How this was measured: this comparison was acquired from Firefox over a WiFi hotspot in the EU, by listing all distinct hostnames resolved so that the chatbox button and avatars could appear on screen, and a WebSocket connection was established.
#5: Latency to CDN servers
The latency to CDN servers is key to loading time. Latency is a basic measurement of the time it takes for a network request to flow to the chatbox servers and then come back with the first answer byte. A high latency, coupled with a lot of HTTP requests, will result in incredibly high loading times (as multiple roundtrips are required). Lower is (much) better.
How this was measured: this comparison was acquired from a wired fiber connection on a server located in France, which has been tested for its low and stable latency to Internet backbones (typically 5ms), hence reflecting the real minimum latency from the EU one can get in ideal conditions.
Important note: this comparison was written as of October 2020. Data shown here might have changed since then, as other chatbox providers may have rolled out updates of their chatbox which could make it lighter, or heavier.
The Nitty Gritty Technical Details
Bad WiFi told us we could do (even) better
Here's the background story behind our motive to optimize even further the chatbox: the Crisp team arrived at its annual remote retreat 2 weeks ago. We landed on a remote island and arrived at a large countryside house. The house is well-equipped, with fast fiber Internet. Unfortunately, the house had poor WiFi reception due to thick walls. Poor WiFi means elevated packet loss, no matter how good the landline connection is.
Under light packet loss, TCP bandwidth gets dramatically reduced, as the TCP algorithm tends to lower its bandwidth window for each lost packet as to adjust to the maximum limiting bandwidth of the transmission channel (here: WiFi). This impacts HTTP and the general Web browsing experience (HTTP runs on TCP).
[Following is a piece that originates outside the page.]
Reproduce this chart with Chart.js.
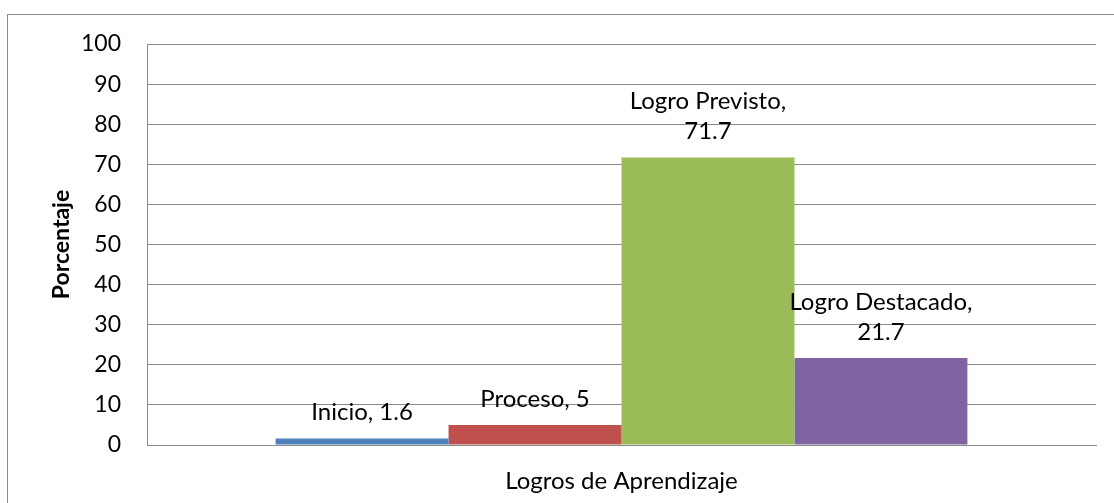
<!DOCTYPE html>
<html>
<head>
<meta charset="utf-8">
<script src="https://cdn.jsdelivr.net/npm/chart.js@4/dist/chart.umd.min.js"></script>
<style>
  html, body { margin: 0; padding: 0; background: #fff; }
  #wrap { width: 1114px; height: 503px; position: relative; }
</style>
</head>
<body>
<div id="wrap"><canvas id="chart"></canvas></div>
<script>
// datos del grafico
const categories = ['Logros de Aprendizaje'];
const seriesNames = ['Inicio', 'Proceso', 'Logro Previsto', 'Logro Destacado'];
const seriesValues = [1.6, 5, 71.7, 21.7];
const seriesColors = ['#4F81BD', '#C0504D', '#9BBB59', '#8064A2'];
const yTicks = [0, 10, 20, 30, 40, 50, 60, 70, 80, 90, 100];

const FONT = 'Lato, "Open Sans", sans-serif';
const GRID = '#8a8a8a';

// marco exterior tipo Excel
const frame = {
    id: 'frame',
    beforeDraw(chart) {
        const c = chart.ctx;
        c.save();
        c.strokeStyle = GRID;
        c.lineWidth = 1;
        c.strokeRect(7.5, 14.5, 1300, 700);
        c.restore();
    }
};

// etiquetas "serie, valor" encima de cada barra
const barLabels = {
    id: 'barLabels',
    afterDatasetsDraw(chart) {
        const c = chart.ctx;
        c.save();
        c.font = '24px ' + FONT;
        c.fillStyle = '#000';
        c.textAlign = 'center';
        c.textBaseline = 'middle';
        chart.data.datasets.forEach((ds, i) => {
            const bar = chart.getDatasetMeta(i).data[0];
            const txt = ds.label + ', ' + ds.data[0];
            let lines = [txt];
            if (c.measureText(txt).width > 170) lines = [ds.label + ',', String(ds.data[0])];
            lines.reverse().forEach((l, k) => {
                c.fillText(l, bar.x, bar.y - 26 - k * 30);
            });
        });
        c.restore();
    }
};

new Chart(document.getElementById('chart'), {
    type: 'bar',
    data: {
        labels: categories,
        datasets: seriesNames.map((n, i) => ({
            label: n,
            data: [seriesValues[i]],
            backgroundColor: seriesColors[i],
            borderWidth: 0,
            categoryPercentage: 0.729,
            barPercentage: 1
        }))
    },
    options: {
        responsive: true,
        maintainAspectRatio: false,
        animation: false,
        layout: { padding: { left: 0, top: 44, right: 18, bottom: 0 } },
        plugins: {
            legend: { display: false },
            tooltip: { enabled: false }
        },
        scales: {
            x: {
                grid: { display: false },
                border: { display: true, color: GRID, width: 1 },
                ticks: { color: '#000', font: { family: FONT, size: 24 }, padding: 14 },
                afterFit(s) { s.height = 58; }
            },
            y: {
                min: 0,
                max: 100,
                afterBuildTicks(s) { s.ticks = yTicks.map(v => ({ value: v })); },
                grid: { color: GRID, lineWidth: 1, drawTicks: false },
                border: { display: true, color: GRID, width: 1 },
                ticks: { color: '#000', font: { family: FONT, size: 23 }, padding: 26 },
                title: {
                    display: true,
                    text: 'Porcentaje',
                    color: '#000',
                    font: { family: FONT, size: 23, weight: 'bold' },
                    padding: { top: 48, bottom: 0 }
                },
                afterFit(s) { s.width = 147; }
            }
        }
    },
    plugins: [frame, barLabels]
});
</script>
</body>
</html>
Worse, a lot of DNS queries were never answered, due to DNS using UDP, which does not guarantee delivery and does not retransmit lost data. Failing DNS means that our Web browsers often fail to resolve hostnames, most often for third-party scripts that websites load, which resolve a lot of hostnames.
To our realization, the Crisp chatbox was also impacted by this poor network. Could we fix that by optimizing certain factors in the way our chatbox runs? Let's see.
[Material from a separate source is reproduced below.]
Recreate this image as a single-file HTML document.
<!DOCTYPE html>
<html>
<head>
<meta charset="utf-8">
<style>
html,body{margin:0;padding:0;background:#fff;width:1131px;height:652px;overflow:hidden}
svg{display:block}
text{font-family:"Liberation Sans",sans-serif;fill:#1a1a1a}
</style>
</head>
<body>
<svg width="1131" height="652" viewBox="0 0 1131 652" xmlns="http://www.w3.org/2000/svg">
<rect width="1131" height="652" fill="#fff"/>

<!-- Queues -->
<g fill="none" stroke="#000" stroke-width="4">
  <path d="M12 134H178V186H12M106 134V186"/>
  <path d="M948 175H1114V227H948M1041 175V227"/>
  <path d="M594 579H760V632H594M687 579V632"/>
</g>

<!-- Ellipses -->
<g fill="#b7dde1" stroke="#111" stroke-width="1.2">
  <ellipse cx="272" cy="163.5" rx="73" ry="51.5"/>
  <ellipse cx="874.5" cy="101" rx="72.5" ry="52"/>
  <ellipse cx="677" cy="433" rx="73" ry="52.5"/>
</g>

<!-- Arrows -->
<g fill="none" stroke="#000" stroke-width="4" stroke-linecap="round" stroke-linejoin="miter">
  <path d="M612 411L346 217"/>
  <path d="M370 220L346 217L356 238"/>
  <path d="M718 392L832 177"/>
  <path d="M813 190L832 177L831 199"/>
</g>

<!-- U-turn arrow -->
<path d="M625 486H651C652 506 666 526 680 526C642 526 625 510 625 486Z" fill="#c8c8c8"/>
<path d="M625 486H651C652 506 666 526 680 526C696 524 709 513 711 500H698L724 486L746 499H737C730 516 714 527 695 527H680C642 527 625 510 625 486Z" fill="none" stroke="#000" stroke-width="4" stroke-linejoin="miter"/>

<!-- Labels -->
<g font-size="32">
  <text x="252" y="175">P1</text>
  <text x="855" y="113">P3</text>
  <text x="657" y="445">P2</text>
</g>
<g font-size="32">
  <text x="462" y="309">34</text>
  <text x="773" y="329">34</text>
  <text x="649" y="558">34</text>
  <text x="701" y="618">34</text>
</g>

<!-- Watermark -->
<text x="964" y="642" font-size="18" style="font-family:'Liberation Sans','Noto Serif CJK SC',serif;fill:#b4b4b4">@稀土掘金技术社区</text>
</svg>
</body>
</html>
This marked the start of the "Crisp on Diet" project.
Investigating what could be optimized
Our technical team spent days investigating for any opening to further live chat optimization, and iterating on testing several ideas at multiple levels, and checking for any impact on bundle size and speed before working on a final implementation.
This is the checklist we laid out:
- SVGs size could be reduced by 50% total, by simplifying their vector paths, using svgo, which also has a nice GUI available (those are inlined as Base64 in the main CSS);
- Sounds played when eg. receiving a message could be re-encoded to a lower bitrate (depending on their codec, namely AAC, MP3 or Vorbis), to get to the lowest limit where the typical human ear would not perceive that much of a quality difference using good-quality headphones. Luckily for us, human ears are quite bad at hearing, so we can trick them lowering sound quality;
- Vendored CSS properties for all legacy browsers (pre-2017) could be disabled in our modern CSS build targeting all modern browsers (they are still included in our legacy stylesheet build);
- WOFF fonts could be removed from our modern CSS build, keeping WOFF2 only (those rules were repeated hundreds of time due to alphabet-specific unicode range rules);
- Some resource hints "dns-prefetch" and "preconnect" could be removed to avoid unnecessary DNS queries and TCP & crypto handshakes, to domains typically used by 1% of the people that see the chatbox when it is closed;
- The settings hostname "settings.crisp.chat" could be merged to the assets hostname "client.crisp.chat" on a sub-path, which would save 1 DNS query, 1 TCP handshake and 1 crypto negotiation, and allowed re-use of the already-open HTTP/2 connection to load the chatbox settings;
- Some CSS rules "visibility: hidden;" could be tuned to "display: none;" to prevent fonts from being loaded when not shown in screen for 99% of chatbox users, saving 20KB of data, and 2 HTTP requests;
- CSS class names could be reduced even more, via our hashing post-processor which takes in our human-readable CSS class names such as ".crisp-client-container", and mangle them to hashed class names such as ".cc-2da1";
- JavaScript properties and function names that are internal could be mangled per-class via uglify, which would transform eg. "this.__long_property_name" to eg. "this.Wr_" (this saved a lot of bytes);
- Vendored libraries should be built with special optimizations as to remove unused code, for instance Socket.IO which we use to establish a RTM messaging connection to our servers contains a legacy HTTP long-polling connection method — that is quite heavy! — though we only need to use the WebSocket connection method with today's modern browsers;
Measuring the impact of our optimizations
Our Content Delivery Network serves all scripts and stylesheets in a compressed format, using the Brotli compression algorithm in priority, and falls back to Gzip in the event the browser does not support it. Brotli is better at reducing resource size than Gzip is, and is becoming the norm nowadays.
We measured the Brotli-compressed size of all core chatbox assets (scripts, stylesheets) before and after our optimization work:
That's a nice total reduction in weight! This does not account for all other smaller resources that get loaded, which all add up to a reduction in size of 30%.
As well, we wanted to make sure that our bundle size would not grow bigger over time due to minor code changes. Thus, we implemented a check at the end of our production build, which compares the resulting build size with pre-configured size baselines. Stepping over a threshold means that the build gets rejected and not deployed to production, erroring out and alerting the developer.
➡️ Yes, that's a Concorde on the article cover picture. It immediately came to our mind when we thought of speed and lightweightness. Too bad it's gone!